1. The most obvious difference/advantage to most people is cost. Its free! The more hidden advantage is that some of the 'free' DBMSs out there are open source. It can be a question of dealing with vendors versus having knowledgeable people working on an open system. Each company has to evaluate its needs and determine what it wants. Each database can have different advantages over another. Some might be faster with SELECTS/UPDATES or dealing with Blobs. If a company has specific needs it might need to pick a DBMS based on that.
2. There are ongoing service/licensing contracts that some companies have that can cost quite a bit (for small companies especially). The main cost in having a DBMS is staff (as with most things). For our company, the only cost for our DBMS are the two machines that it runs on (prod, dev) and me.
3. There is nothing we have that would be a direct representation of data in the db. There are paper reports and stuff that happen normally and that data gets entered. If you mean backing up the db onto paper in a direct manner, then that is not very useful.
4. Postgresql 8.1.9. It is a nice and very easy to use DBMS. It has a nice community and stable developers behind it. And of course it cost nothing for the company, although donations can be made. (and I encourage this for companies that use it.) There is also support out there for it if ever needed. It is amazingly documented too.

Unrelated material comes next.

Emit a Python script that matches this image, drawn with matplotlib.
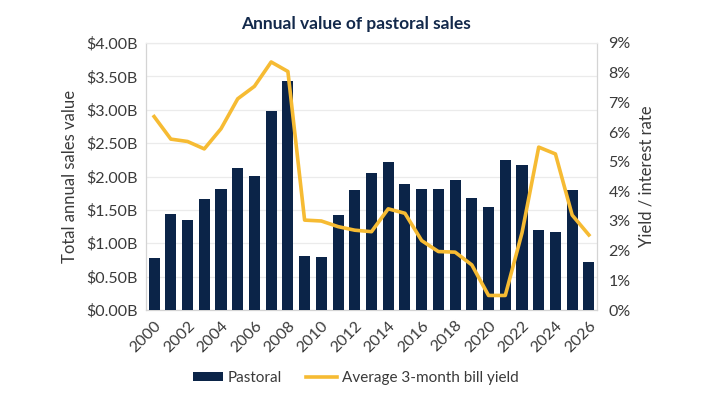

5. Well, we are about 1 year into creating a new application for this company. So we are implementing for the first time. What I would say for this is... have users more involved. They expect things to just happen and it is odd. DB reworking can be bad as time goes by, but a good design pays off.
6. I would say no. That would be bad. There are applications like ACT out there or as others mentioned MS Access. It cost and level of understanding is simply to high for most small business to really have a full DBMS. There is a balance act that companies must do as they grow. There is a point where they start building a 'data bureaucracy' which DBs/applications could help with. Each has to decide the benefit of paying knowledgeable staff to deal with this versus how much they need it and can afford. I would say for most that vendor software is the best option for awhile.
7. I have only really worked with relational. Although I have not done research, I believe object oriented DBMSs are still in their infancy. (I could be completely wrong on this) I believe relational systems are well established and have a proven record of their benefit. You could look into the history of some of the major DBMSs for insight into this.
8. I have no delt with Oracle really. I'll take a rational guess. I would imagine it is less configurable. Probably stripped down somewhat to allow people to use them to experiment with or for personal projects. Its good for businesses to get their products out there for free so people can decide if they want to commit. Someone else may know if there is a free commercial oracle system available to businesses?
9. This depends on the DBMS in how much you can do. You could go as far as putting certain data on different sections of a disk to speed up the access times for certain data. You could evaluate how tables are used to arrange data differently, create indexes, or write procedures. Many of the systems have query planners I think that allow you to see what is actually going on.
As far as system configuration here is a postgresql example
page that shows what you can change in how the system runs. To my understanding oracle is the most configurable DBMS available.
10. Time. It simply takes a human being to long to search for data in a physical storage system. A DBMS gives you a powerful advantage in that you can query you data in ways that are simply impossible in the physical world without expending enormous amount of human time to gather info. Also there is the storage of data. I can back up years worth of information in a few seconds and keep it secure, but in a paper world you have thousands of pounds of paper. Data is what is important here and a database is what gives the power of dealing with the data instead of a paper bureaucracy. A good DB will also give you
ACID.
Bah.. I read that question backwards

But my answer still applies. The disadvantage to all of this is amount of data vs cost + knowledge. If it is a real small company with little (manageable) data then really a company doesn't need a DB System. Or, they could at least use MS Access or something.